A choice being arbitrary doesn't mean it was random. You can trace the influence here.

But even if it had been random, it's culture now. Money in red has implications, and the implications vary.


So now ui choices in different countries is because of deep cultural meaning, but they could be arbitrary, but that doesn't mean it's random and now the arbitrary choice is now the culture? Seems like circular logic to rationalize arbitrary choices made anonymously.


You have to analyze it on a case by case basis. It only sounds silly if you try to generalize everything into a single rule.

Different choices have different levels of cultural depth. Often the depth is zero. But it varies.

And culture is created by arbitrary decisions coalescing into guidelines. If it's not coalescing, then it's not culture. You have to look at the big picture to tell if something is culture or not.


The big picture is that people stop when the traffic light turns red.
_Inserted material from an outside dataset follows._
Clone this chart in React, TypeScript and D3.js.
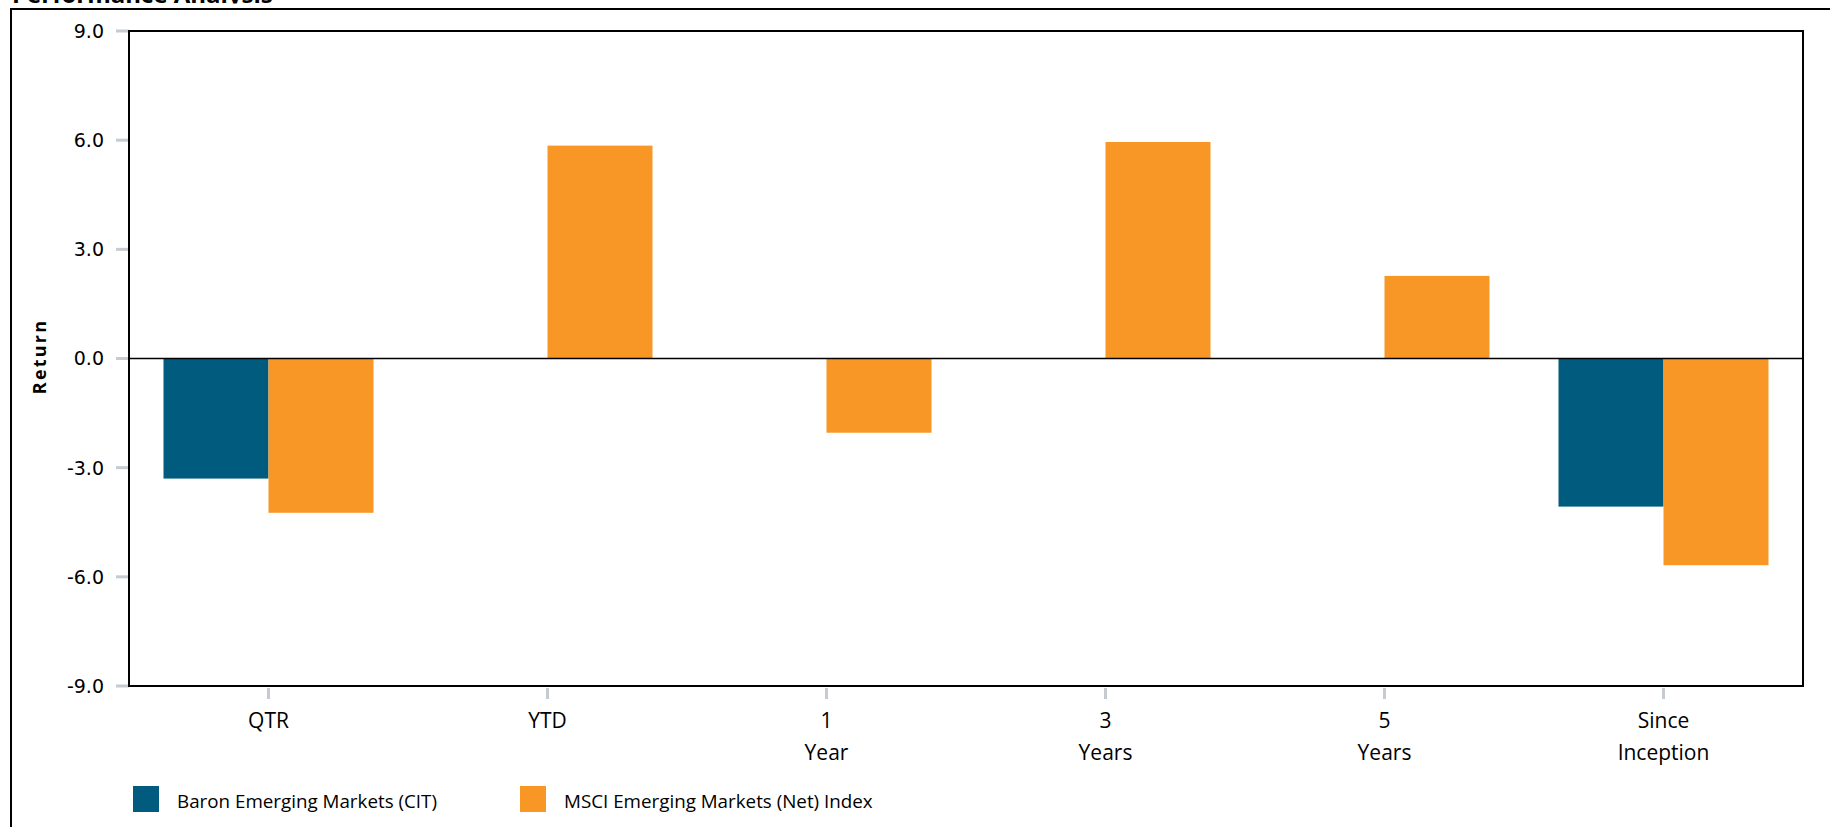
import React from "react";
import * as d3 from "d3";

const categories = ["QTR", "YTD", "1\nYear", "3\nYears", "5\nYears", "Since\nInception"];
const seriesNames = ["Baron Emerging Markets (CIT)", "MSCI Emerging Markets (Net) Index"];
const baronValues: (number | null)[] = [-3.3, null, null, null, null, -4.07];
const msciValues: (number | null)[] = [-4.24, 5.85, -2.04, 5.95, 2.27, -5.68];
const yTicks = [9, 6, 3, 0, -3, -6, -9];
const seriesColors = ["#005b7f", "#f99726"];

const W = 1830;
const H = 827;
const plot = { left: 129, top: 31, right: 1803, bottom: 686 };

export default function App() {
  React.useEffect(() => {
    document.body.style.margin = "0";
    document.body.style.overflow = "hidden";
  }, []);

  const y = d3.scaleLinear().domain([-9, 9]).range([plot.bottom, plot.top]);
  const x0 = d3.scaleBand<string>().domain(categories).range([plot.left, plot.right]);
  const bw = x0.bandwidth();
  const groupW = 210;
  const x1 = d3
    .scaleBand<string>()
    .domain(seriesNames)
    .range([(bw - groupW) / 2, (bw + groupW) / 2]);
  const allSeries = [baronValues, msciValues];

  const tickFont = "'DejaVu Sans', sans-serif";
  const labelFont = "'Open Sans', sans-serif";

  return (
    <svg width={W} height={H} style={{ position: "fixed", left: 0, top: 0, background: "#fff" }}>
      <defs>
        <clipPath id="titleClip">
          <rect x={0} y={-50} width={600} height={53.5} />
        </clipPath>
      </defs>
      <text
        x={12}
        y={2.5}
        fontFamily={labelFont}
        fontWeight="bold"
        fontSize={24}
        fill="#000"
        clipPath="url(#titleClip)"
      >
        Performance Analysis
      </text>
      {/* outer frame */}
      <rect x={11} y={9} width={W + 20} height={H + 20} fill="none" stroke="#000" strokeWidth={2} />

      {/* y ticks */}
      {yTicks.map((t) => (
        <g key={t}>
          <line x1={116} x2={plot.left} y1={y(t)} y2={y(t)} stroke="#c5cbd0" strokeWidth={3} />
          <text
            x={104}
            y={y(t)}
            dy="0.36em"
            textAnchor="end"
            fontFamily={tickFont}
            fontSize={19}
            fill="#000"
          >
            {t.toFixed(1)}
          </text>
        </g>
      ))}

      {/* bars */}
      {categories.map((c, i) => (
        <g key={c} transform={`translate(${x0(c)},0)`}>
          {allSeries.map((s, k) => {
            const v = s[i];
            if (v === null) return null;
            return (
              <rect
                key={k}
                x={x1(seriesNames[k])}
                width={x1.bandwidth()}
                y={y(Math.max(0, v))}
                height={Math.abs(y(v) - y(0))}
                fill={seriesColors[k]}
              />
            );
          })}
        </g>
      ))}

      {/* zero line */}
      <line x1={plot.left} x2={plot.right} y1={y(0)} y2={y(0)} stroke="#000" strokeWidth={1.5} />

      {/* plot border */}
      <rect
        x={plot.left}
        y={plot.top}
        width={plot.right - plot.left}
        height={plot.bottom - plot.top}
        fill="none"
        stroke="#000"
        strokeWidth={2}
      />

      {/* x ticks and labels */}
      {categories.map((c) => {
        const cx = (x0(c) as number) + bw / 2;
        const lines = c.split("\n");
        return (
          <g key={c}>
            <line x1={cx} x2={cx} y1={plot.bottom + 2} y2={plot.bottom + 13} stroke="#c5cbd0" strokeWidth={3} />
            {lines.map((ln, j) => (
              <text
                key={j}
                x={cx}
                y={728 + j * 32}
                textAnchor="middle"
                fontFamily={labelFont}
                fontSize={21}
                fill="#000"
              >
                {ln}
              </text>
            ))}
          </g>
        );
      })}

      {/* y axis title */}
      <text
        transform={`translate(46, ${y(0) - 2}) rotate(-90)`}
        textAnchor="middle"
        fontFamily={labelFont}
        fontWeight="bold"
        fontSize={18}
        letterSpacing={2.2}
        fill="#000"
      >
        Return
      </text>

      {/* legend */}
      {seriesNames.map((n, k) => {
        const lx = k === 0 ? 133 : 520;
        return (
          <g key={n}>
            <rect x={lx} y={786} width={26} height={26} fill={seriesColors[k]} />
            <text x={lx + 44} y={808} fontFamily={labelFont} fontSize={18.8} fill="#000">
              {n}
            </text>
          </g>
        );
      })}
    </svg>
  );
}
...so you are suggesting that one situation where colors match invalidates situations where colors are different.

You're implying that if red's meaning in one situation is the same, then red's other meanings in other situations must be the same.

Okay I guess. I don't know why you would think that, but I don't have much hope of convincing you otherwise.


If it's all chosen because colors are deeply cultural then they would be the same. If important stuff is all different and arbitrary then it's not cultural.


> all chosen because colors are deeply cultural

> all different and arbitrary

Those are the extremes of the spectrum.

Color choices are not at either extreme.

Most color choices are arbitrary, some of them are shallowly cultural, and some of them are deeply cultural.

HN having an orange banner at the top isn't significantly cultural. Traffic lights are worldwide culture. Black or green for positive money and red for negative money are US culture. Red for positive money and black or green for negative money are Chinese culture. These choices tie into older associations, which affects the depth. But even if they were shallow they'd still be culture.


Do you have a source for any of this?


You want me to pick one out of google? They all say the same thing https://www.linkedin.com/pulse/paradox-red-green-festive-per... https://www.bbc.com/news/av/business-33464903

Here's a link full of its own links https://graphicdesign.stackexchange.com/questions/6982/excep...

Or we can look at how old the western association with red as negative money is: https://grammarist.com/idiom/in-the-red-and-in-the-black/

If you wanted specific links you should have said so 4 days ago after I wrote "You can also do a text search for china red green stocks, or japan red green stocks."

If you want a citation for HN's orange not being deeply cultural, then you got me, I didn't actually check. But let's see... "The orange logo was chosen because it was the opposite of VC websites which were typically forest green or navy blue" yeah that's not deep culture.